Want to serve something a little different this Christmas? Why not go Mediterranean?

Christmas dinners and lunches have always sat a little uncomfortably in the South African summer and good option better suited to the South African summer is to make this year’s Christmas a Mediterranean-inspired one.






Christmas dinners and lunches have always sat a little uncomfortably in the South African summer. Sure we’ve tried to adapt by having cold versions of traditional Christmas dishes, such as roast meats, and adding cold salads to the table. Nonetheless, there’s still something that doesn’t feel quite right about eating dishes developed for the depths of a European winter on a scorching South African day.

Even if that doesn’t bother you, you might just want something a little different this year. But where should you look for inspiration? A good option that provides variety while offering dishes better suited to the South African summer is to make this year’s Christmas a Mediterranean-inspired one.

“While the coastal areas around the Mediterranean do still cool down in winter, they don’t do so to anywhere near the same extent as the more Northern European countries we take many of our traditional Christmas dishes from,” says Papy Mingashanga, Guest Relations Manager at Radisson Blu Hotel Waterfront. “That means the meals they make at this time of the year are much better suited to South African Christmas celebrations.”





For many, that means setting up long tables on verandas, patios, and lawns rather than a dining room table. While traditional hot roasts may work well in cosy dining rooms, they’re less well-suited to this kind of al-fresco dining. On the other hand, it’s something that many in the Mediterranean excel at.

“If you’re going to spend most of your day outside, it only makes sense to have food that complements the setting,” says Mingshanga. “And with many cultures across the Mediterranean having deep outdoor eating traditions, their cuisines are ideally suited to it.”

Mingshanga further notes that anyone putting together a Mediterranean-style Christmas has a wide range of cuisines to choose from.

“Around 20 countries have Mediterranean coastlines,” he says, “and each of them has its own unique dishes to explore. Many also have traditional Christmas dishes that will bring something fresh to your Christmas table.”

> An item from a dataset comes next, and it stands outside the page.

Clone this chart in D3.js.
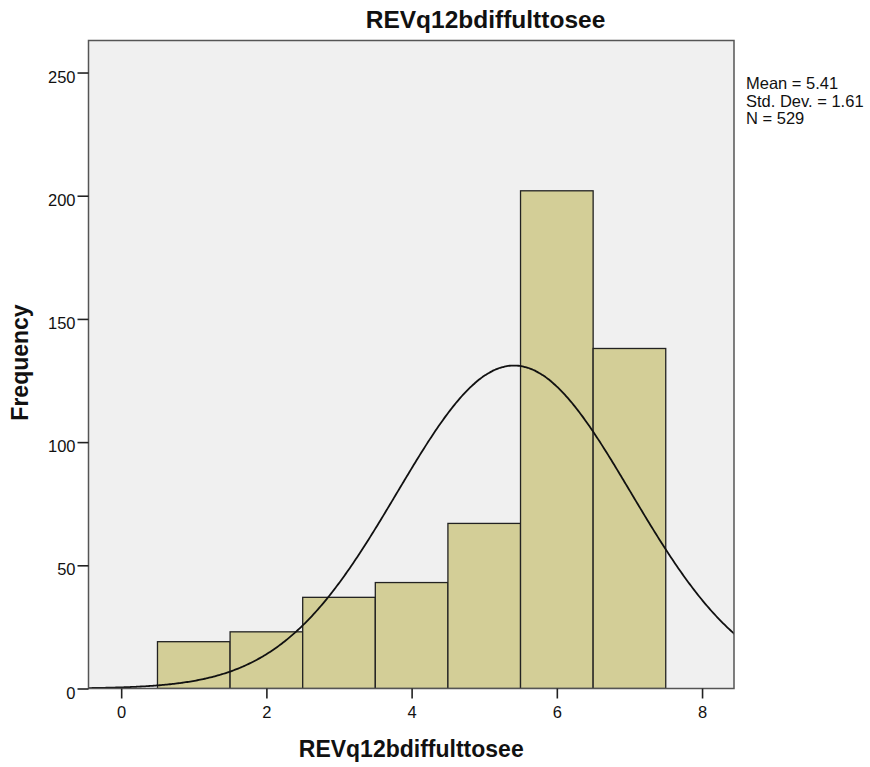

Minghsanga points out that if you wanted to highlight the flavours of Spain, for example, you could start with entre-meses (traditional plates of cured meat, paired with local cheeses), followed by a Velencian-style paella for mains, and some marzipan or roscos de vino (doughnut shaped biscuits that contain small amounts of sweet wine and nuts) for dessert.

If, on the other hand, you’re feeling Greek, you could start with figs in blankets (which bring together dried figs, puff pastry, feta or goat cheese, and other ingredients), before moving on to lamb shanks, and finishing up with baklava. Alternatively, you could make Christmas a culinary tour with dishes from Italy, Turkey, Morocco, France, Lebanon, or any other combination that excites you.

As Mingshanga notes, you probably won’t have to go to specialist stores to get the ingredients for these dishes either.





“Parts of South Africa, particularly in the Western Cape, have Mediterranean-style climates,” he says. “That means it’s easy to get high quality local produce such as olives, cheeses, nuts, and other fresh produce. And that’s to say nothing of the high quality meat and seafood we have in South Africa. Imagine, for example, how a succulent cut of Karoo lamb could elevate a traditional Greek dish.”

“This use of quality, locally sourced ingredients with dishes inspired by global cuisines is something that is central to the philosophy behind Tobago’s, our restaurant at Radisson Blu Hotel Waterfront,” he adds. “We have an abundance of incredible local ingredients in South Africa, which can be used to create beautiful dishes, no matter what season it is.”

So, this Christmas, why not explore some of those ingredients and use them to live out some of your Mediterranean food fantasies?